Proposition 4 : Réformer le mode d’allocation des ressources
• Réaffecter une masse supérieure de dépenses publiques vers l’hôpital : (mais au détriment de qui ? Police ? Justice ? Éducation ?) ;
• Stopper le mouvement de préemption de dépenses en début d’année, et y substituer un système d’augmentation des masses financières communes aux acteurs de santé pour une gestion populationnelle, à la capitation, en y intégrant le secteur ambulatoire. Mettre en place des ORDAM qui eux-mêmes se déclineraient dans les territoires ; en acceptant que la rémunération des acteurs de santé varie en fonction de leur densité dans les territoires ;
• Permettre aux hôpitaux de prendre des parts dans des start-up, de valoriser leur savoir-faire et leurs équipes, voire d’être dans une démarche capitalistique contrôlée :
1 – Ouvrir le financement des hôpitaux à d’autres acteurs : industriels, laboratoires, fondations et mutuelles dans des conditions réglementées et cadrées ;
2 – Accepter la labellisation/naming des hôpitaux comme pour les salles de spectacle pour quelques années par des industriels de santé qui pourraient en faire des démonstrateurs à l’instar de ce qu’on voit en Corée du Sud par exemple.
Proposition 5 : Renforcer la gouvernance interne en la diversifiant en sortant des cadres de rémunérations de la FP
• Sortir des corporatismes : avec l’évolution des techniques et des savoirs, l’allongement de la vie professionnelle, il faut permettre aux médecins d’aller plus facilement vers le management mais dans le cadre d’un parcours maîtrisé, avec des formations adaptées et communes à celles des autres managers de santé (formation en binôme ?), aux soignants d’aller plus vers le médical, aux ingénieurs d’aller vers la médecine, intégrer des directeurs médicaux au sein des équipes de direction, dont dépendraient les DIM ;
• Si on ne sort pas l’hôpital du statut de la FP qui reste un marqueur politique fort, le cadre d’attractivité devra être revu par des éléments d’intéressement :
1 – Possibilité ouverte à l’ensemble d’un service de soins (IDE, AS, cadre, secrétaire médicale, etc.) en tant que collectif et non pas aux seuls médecins d’une activité libérale à l’hôpital complémentaire à l’activité publique, encadrée dans son volume et son montant ;
2 – Instaurer des primes à la publication pour toute une équipe ;
3 – Reverser des primes liées aux IFAQ et indicateurs qualité pour toute une équipe ;
4 – Revoir les modalités de rémunération de certaines spécialités (radiologie, cardiologie, néphrologie) pour lesquelles les écarts de rémunération publiques et privées sont les plus importantes et compromettent le maintien de ces activités dans la sphère publique.

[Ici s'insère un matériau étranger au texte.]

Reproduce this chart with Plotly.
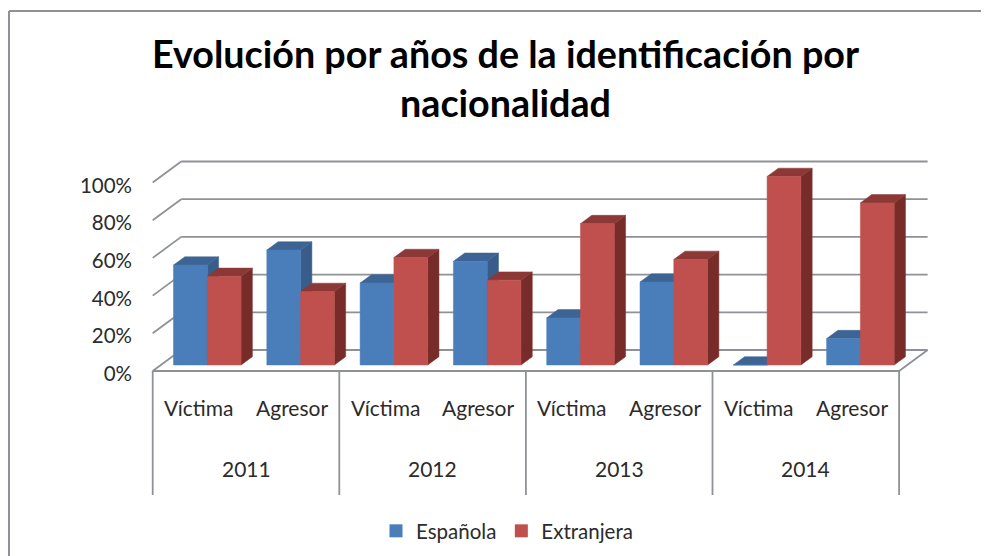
import plotly.graph_objects as go

TITLE = "Evolución por años de la identificación por<br>nacionalidad"
YEARS = ["2011", "2012", "2013", "2014"]
ROLES = ["Víctima", "Agresor"]
SERIES_NAMES = ["Española", "Extranjera"]
ESPANOLA = [53, 61, 43.5, 55, 25, 44, 0, 14]
EXTRANJERA = [47, 39, 57, 45, 75, 56, 100, 86]
Y_TICKS = [0, 20, 40, 60, 80, 100]
Y_TICK_LABELS = ["0%", "20%", "40%", "60%", "80%", "100%"]

PAGE_MARGIN = 8  # the page body keeps the browser's default margin
W, H = 989 - PAGE_MARGIN, 556 - PAGE_MARGIN
X0_PX, X_UNIT = 152.7 - PAGE_MARGIN, 93.3
Y0_PX, Y_UNIT = 371.0 - PAGE_MARGIN, 1.885
WALL_DX, WALL_DY = 28.5 / X_UNIT, 21 / Y_UNIT
BAR_DX, BAR_DY = 11.3 / X_UNIT, 8.3 / Y_UNIT
BAR_BASE = 6 / Y_UNIT
BAR_W = 0.362
BAR_START = 0.223

FRONT = ["#4a7ebb", "#c0504d"]
SIDE = ["#385d8a", "#772c2a"]
TOP = ["#3c6494", "#8c3836"]
GRID = "#8e9296"
TEXT = "#2b2b2b"
FONT = "Lato"


def px_x(p):
    return (p - PAGE_MARGIN) / W


def px_y(p):
    return 1 - (p - PAGE_MARGIN) / H


def val_y(p):
    return (Y0_PX - (p - PAGE_MARGIN)) / Y_UNIT


def poly(xs, ys, color):
    return go.Scatter(x=xs, y=ys, mode="lines", fill="toself", fillcolor=color,
                      line=dict(color=color, width=0.5), showlegend=False,
                      hoverinfo="skip", cliponaxis=False)


fig = go.Figure()

for i in range(len(ESPANOLA)):
    for s, values in enumerate([ESPANOLA, EXTRANJERA]):
        v = values[i]
        l = i + BAR_START + s * BAR_W
        r = l + BAR_W
        b = BAR_BASE
        t = b + v
        fig.add_trace(poly([r, r + BAR_DX, r + BAR_DX, r, r],
                           [b, b + BAR_DY, t + BAR_DY, t, b], SIDE[s]))
        fig.add_trace(poly([l, l + BAR_DX, r + BAR_DX, r, l],
                           [t, t + BAR_DY, t + BAR_DY, t, t], TOP[s]))
        fig.add_trace(poly([l, r, r, l, l], [b, b, t, t, b], FRONT[s]))

for s, name in enumerate(SERIES_NAMES):
    fig.add_trace(go.Scatter(x=[None], y=[None], mode="markers", name=name,
                             marker=dict(symbol="square", size=13, color=FRONT[s])))

shapes = []


def seg(x0, y0, x1, y1, width=1.8):
    shapes.append(dict(type="line", xref="x", yref="y", x0=x0, y0=y0, x1=x1, y1=y1,
                       line=dict(color=GRID, width=width), layer="below"))


n = len(ESPANOLA)
for v in Y_TICKS:
    seg(0, v, WALL_DX, v + WALL_DY)
    seg(WALL_DX, v + WALL_DY, n + WALL_DX, v + WALL_DY)
seg(n, 0, n + WALL_DX, WALL_DY)
seg(0, 0, n, 0, 2)
for k in range(len(YEARS) + 1):
    seg(2 * k, 0, 2 * k, val_y(495))

annotations = []
for k, year in enumerate(YEARS):
    annotations.append(dict(x=2 * k + 1, y=val_y(468), text=year, showarrow=False,
                            xref="x", yref="y", font=dict(family=FONT, size=21, color=TEXT)))
    for j, role in enumerate(ROLES):
        annotations.append(dict(x=2 * k + j + 0.49, y=val_y(407), text=role,
                                showarrow=False, xref="x", yref="y",
                                font=dict(family=FONT, size=21, color=TEXT)))

# chart frame (left and top edges)
shapes.append(dict(type="line", xref="paper", yref="paper", x0=px_x(9), x1=px_x(9), y0=0, y1=px_y(11),
                   line=dict(color=GRID, width=2)))
shapes.append(dict(type="line", xref="paper", yref="paper", x0=px_x(9), x1=1, y0=px_y(11), y1=px_y(11),
                   line=dict(color=GRID, width=2)))

fig.update_layout(
    width=W, height=H, margin=dict(l=0, r=0, t=0, b=0),
    paper_bgcolor="white", plot_bgcolor="white",
    title=dict(text=TITLE, x=px_x(505.5), xanchor="center", y=px_y(68), yanchor="middle",
               font=dict(family=FONT, size=37.7, color="#000000", weight="bold")),
    xaxis=dict(visible=False, range=[-X0_PX / X_UNIT, (W - X0_PX) / X_UNIT], fixedrange=True),
    yaxis=dict(range=[(Y0_PX - H) / Y_UNIT, Y0_PX / Y_UNIT], tickvals=Y_TICKS, ticktext=Y_TICK_LABELS,
               showgrid=False, zeroline=False, showline=False, ticks="",
               anchor="free", position=px_x(132), side="left", ticklabelshift=3,
               tickfont=dict(family=FONT, size=20.5, color=TEXT), fixedrange=True),
    legend=dict(orientation="h", x=px_x(507), xanchor="center", y=px_y(531), yanchor="middle",
                font=dict(family=FONT, size=20.5, color=TEXT), bgcolor="rgba(0,0,0,0)"),
    shapes=shapes, annotations=annotations,
)

fig.write_html("out.html")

Proposition 6 : Capitaliser sur la souplesse et l’agilité développées pendant la crise pour faire face aux enjeux plus quotidiens
• Mettre sur pied des équipes d’appui mobiles à déclencher en cas de crise : médicales (radiologues, chirurgiens, anesthésistes, DIM) et administratives (RH en cas de conflit social, équipes publiques d’assistances maîtrise d’ouvrage pour un projet d’investissement…) ;
• Changer le rapport de force face à la pénurie dont les intérimaires sont aujourd’hui les grands gagnants en créant des équipes mobiles publiques mobilisables rapidement pour éteindre un « incendie » ;
• Créer des réserves sanitaires régionales capables d’aller aider des établissements sur un temps court, créer au niveau régional des systèmes et procédures permettant la gestion et l’activation de lits de soins critiques très rapidement ;
• Créer un plan d’interopérabilité numérique accéléré entre tous les acteurs de santé d’un territoire, appuyé sur le recours à un nombre restreint d’opérateurs pour éviter la dispersion actuelle.